- _SOURCE EXCERPT_
»»

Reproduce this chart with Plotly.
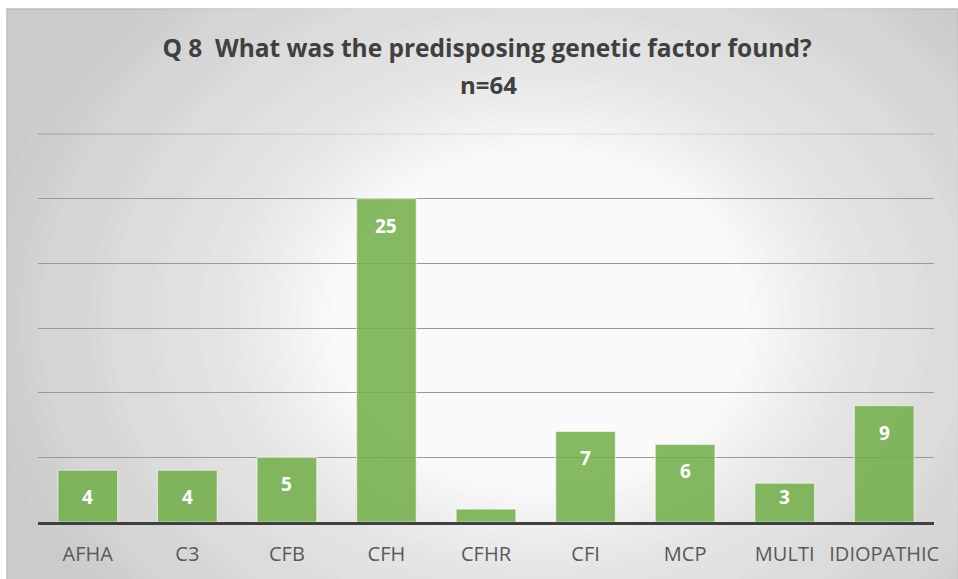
import plotly.graph_objects as go

# data
categories = ["AFHA", "C3", "CFB", "CFH", "CFHR", "CFI", "MCP", "MULTI", "IDIOPATHIC"]
counts = [4, 4, 5, 25, 1, 7, 6, 3, 9]
title_text = "Q 8  What was the predisposing genetic factor found?"
subtitle_text = "n=64"

W, H = 958, 579
L, R, T, B = 38, 24, 134, 57
plot_w = W - L - R
plot_h = H - T - B
y_max = 30
grid_color = "#9a9a9a"


def px_x(p):
    return (p - L) / plot_w


def px_y(p):
    return (H - B - p) / plot_h


def glow(layer, p_end, n=36, cx=540, cy=320):
    # concentric white ellipses whose combined opacity ramps linearly to 1 - p_end
    out = []
    prev = 1.0
    for k in range(1, n + 1):
        cur = 1 - (1 - p_end) * k / n
        a = 1 - cur / prev
        prev = cur
        rx = 560 - (k - 1) * 10
        ry = rx * 0.8
        out.append(dict(type="circle", xref="paper", yref="paper", layer=layer,
                        x0=px_x(cx - rx), x1=px_x(cx + rx),
                        y0=px_y(cy + ry), y1=px_y(cy - ry),
                        fillcolor=f"rgba(255,255,255,{a:.4f})", line=dict(width=0)))
    return out


fig = go.Figure()

fig.add_trace(go.Bar(
    x=categories,
    y=counts,
    marker=dict(color="rgba(112,173,71,0.85)",
                line=dict(color="rgba(255,255,255,0.55)", width=1.2)),
    hoverinfo="x+y",
    showlegend=False,
))

# value labels inside the bar tops (the CFHR bar is too short to carry one)
unit_px = plot_h / y_max
for cat, v in zip(categories, counts):
    if v < 2:
        continue
    shift = min(27, v * unit_px - 25)
    fig.add_annotation(x=cat, y=v, text=f"<b>{v}</b>", showarrow=False,
                       yshift=-shift, yanchor="middle",
                       font=dict(family="Open Sans", size=19, color="white"))

# chart frame, grey at the edges
shapes = [dict(type="rect", xref="paper", yref="paper", layer="below",
               x0=px_x(7), x1=px_x(958), y0=px_y(590), y1=px_y(9),
               fillcolor="#cbcbcb", line=dict(color="#bdbdbd", width=1.5))]
shapes += glow("below", 0.07)
# top gridline (value 30) sits on the plot edge
shapes.append(dict(type="line", xref="paper", yref="paper", layer="below",
                   x0=0, x1=1, y0=1, y1=1, line=dict(color=grid_color, width=1)))
# part of the glow goes over the gridlines, fading them towards the centre
shapes += glow("between", 0.28)

fig.add_annotation(text=f"<b>{subtitle_text}</b>", xref="paper", yref="paper",
                   x=px_x(488), y=px_y(84), showarrow=False,
                   xanchor="center", yanchor="middle",
                   font=dict(family="Open Sans", size=24, color="#404040"))

fig.update_layout(
    width=W, height=H,
    margin=dict(l=L, r=R, t=T, b=B),
    paper_bgcolor="white",
    plot_bgcolor="rgba(0,0,0,0)",
    shapes=shapes,
    bargap=0.4,
    title=dict(text=f"<b>{title_text}</b>", x=487 / W, y=1 - 48 / H,
               xanchor="center", yanchor="middle",
               font=dict(family="Open Sans", size=24.5, color="#404040")),
    xaxis=dict(showline=True, linecolor="#404040", linewidth=3,
               ticks="", showgrid=False, ticklabelstandoff=12,
               tickfont=dict(family="Open Sans", size=20, color="#595959")),
    yaxis=dict(range=[0, y_max], dtick=5, showticklabels=False,
               showgrid=True, gridcolor=grid_color, gridwidth=1,
               zeroline=False, showline=False),
)

fig.write_html("out.html", config={"displayModeBar": False},
               post_script="document.body.style.margin='0';")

««

- _SHORT TASK_
Take the lines from the start of the material to the line with "return (H - B - p) / plot_h", both included, and transcribe them exactly without the pictures.

- _REPLY TO THE TASK_
Reproduce this chart with Plotly.
import plotly.graph_objects as go

# data
categories = ["AFHA", "C3", "CFB", "CFH", "CFHR", "CFI", "MCP", "MULTI", "IDIOPATHIC"]
counts = [4, 4, 5, 25, 1, 7, 6, 3, 9]
title_text = "Q 8  What was the predisposing genetic factor found?"
subtitle_text = "n=64"

W, H = 958, 579
L, R, T, B = 38, 24, 134, 57
plot_w = W - L - R
plot_h = H - T - B
y_max = 30
grid_color = "#9a9a9a"


def px_x(p):
    return (p - L) / plot_w


def px_y(p):
    return (H - B - p) / plot_h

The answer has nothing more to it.